Alex On Copenhagen Consensus

Lynne Kiesling

While we’re in an earthy vein here, I recommend Alex’s recent post at Marginal Revolution on the purported dissent from the Copenhagen Consensus. So the mild dissent comes from concern that the person who did the study overestimated the costs of climate change. Interesting.


2 thoughts on “Alex On Copenhagen Consensus

  1. Lynne – as I’ve noted already at CT, anyone who doesn’t think that this could be a problem, should go back and read Riker’s Art of Political Manipulation, or do a little background research on how pushpolling works. And there does seem to be some evidence that this is indeed what happened (two of the participants, neither of whom can be accused of pro-environmentalist bias, are suggesting that the choice process was flawed; one is saying that he suspects it was rigged). Regardless of your views on the merits, this was a deeply fishy exercise.
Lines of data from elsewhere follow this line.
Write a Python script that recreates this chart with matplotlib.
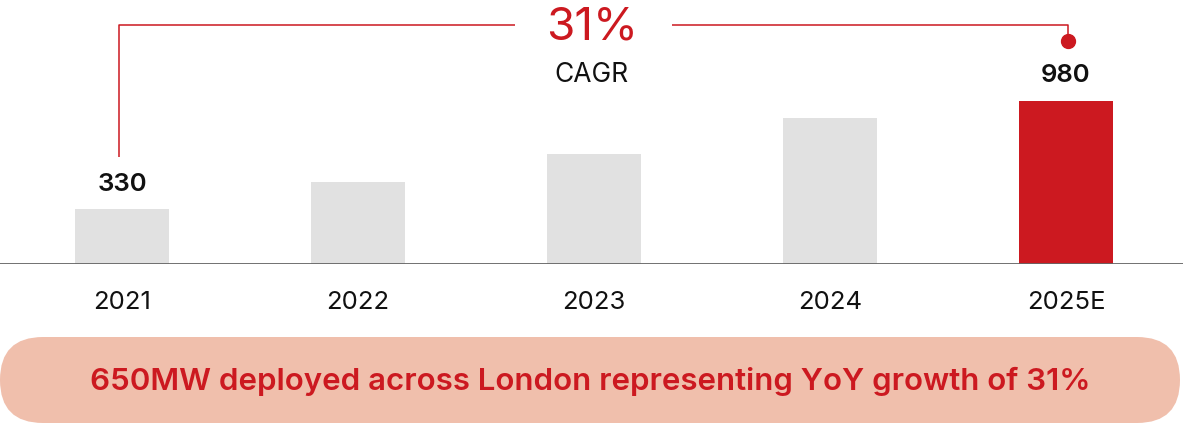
import matplotlib.pyplot as plt
from matplotlib.patches import FancyBboxPatch

plt.rcParams['font.family'] = ['Inter', 'DejaVu Sans']

# data
years = ["2021", "2022", "2023", "2024", "2025E"]
capacity_mw = [330, 490, 660, 880, 980]
labelled = [0, 4]  # bars that carry a value label
cagr_text = "31%"
headline = "650MW deployed across London representing YoY growth of 31%"

RED = "#CC1920"
GREY = "#E1E1E1"
PILL = "#F0BFAC"

fig = plt.figure(figsize=(11.83, 4.23), dpi=100)

# background layer in pixel coords (for the pill)
bg = fig.add_axes([0, 0, 1, 1])
bg.set_xlim(0, 1183)
bg.set_ylim(423, 0)
bg.axis("off")
pill = FancyBboxPatch((0, 337), 1180, 86, boxstyle="round,pad=0,rounding_size=43",
                      fc=PILL, ec="none")
bg.add_patch(pill)
bg.text(590, 381, headline, color=RED, fontsize=22.5, fontweight="semibold",
        ha="center", va="center")

# main bar axes
ax = fig.add_axes([0, 0.376, 1, 0.624])
ax.patch.set_alpha(0)
x = list(range(len(years)))
colors = [GREY] * (len(years) - 1) + [RED]
ax.bar(x, capacity_mw, width=0.40, color=colors, zorder=2)
ax.set_xlim(-0.517, 4.496)
ax.set_ylim(0, 1587)
ax.axhline(0, color="#666666", lw=1.3, zorder=3)
for s in ax.spines.values():
    s.set_visible(False)
ax.set_xticks([])
ax.set_yticks([])

for i, yr in enumerate(years):
    ax.annotate(yr, (i, 0), xytext=(0, -28), textcoords="offset points",
                ha="center", va="center", fontsize=18.5, color="#111111")

for i in labelled:
    ax.annotate(f"{capacity_mw[i]}", (i, capacity_mw[i]), xytext=(0, 18),
                textcoords="offset points", ha="center", va="center",
                fontsize=18.5, fontweight="semibold", color="#111111")

# CAGR connector
top_y = 1437
ax.plot([-0.013, -0.013, 1.665], [643, top_y, top_y], color=RED, lw=1.1,
        solid_capstyle="butt", zorder=4, clip_on=False)
ax.plot([2.33, 4.008, 4.008], [top_y, top_y, 1341], color=RED, lw=1.1,
        solid_capstyle="butt", zorder=4, clip_on=False)
ax.plot([4.008], [1341], "o", color=RED, ms=10, zorder=5, clip_on=False)
ax.text(1.99, 1419, cagr_text, color=RED, fontsize=33, ha="center", va="center")
ax.text(1.99, 1136, "CAGR", color="#111111", fontsize=19, ha="center", va="center")

fig.savefig("out.png", dpi=100)
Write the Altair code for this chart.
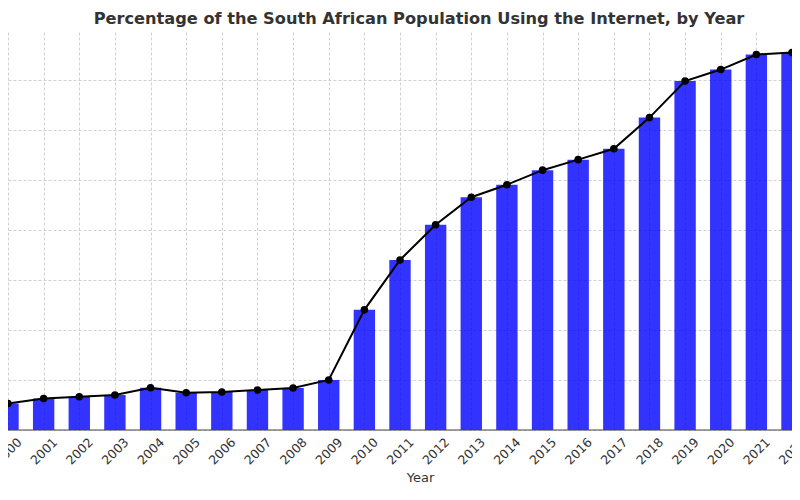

  2. It’s about time someone dissented from the Copenhagen Consensus. How dare the participants look at more than one issue at a time and actually dare to prioritize the issues?

    It’s critical that each of these issues be viewed in isolation, so that each can be described as “the most important issue facing humanity” by its advocates. Otherwise, it is impossible to attract sufficient public attention to each of the issues, or sufficient funding.

    It is fascinating to look at the history of “global climate change”. In the mid-70s, the mantra was “global cooling”. In the 90s, it morphed into “global warming”. In this “brave new century”, it is “global climate change”. Global climate change at least has the advantage of being right, no matter what happens, since change is inevitable. Our future is either “all ice”, or “no ice”, or somewhere in between. We’ve gotta do something, or we’re all gunna die!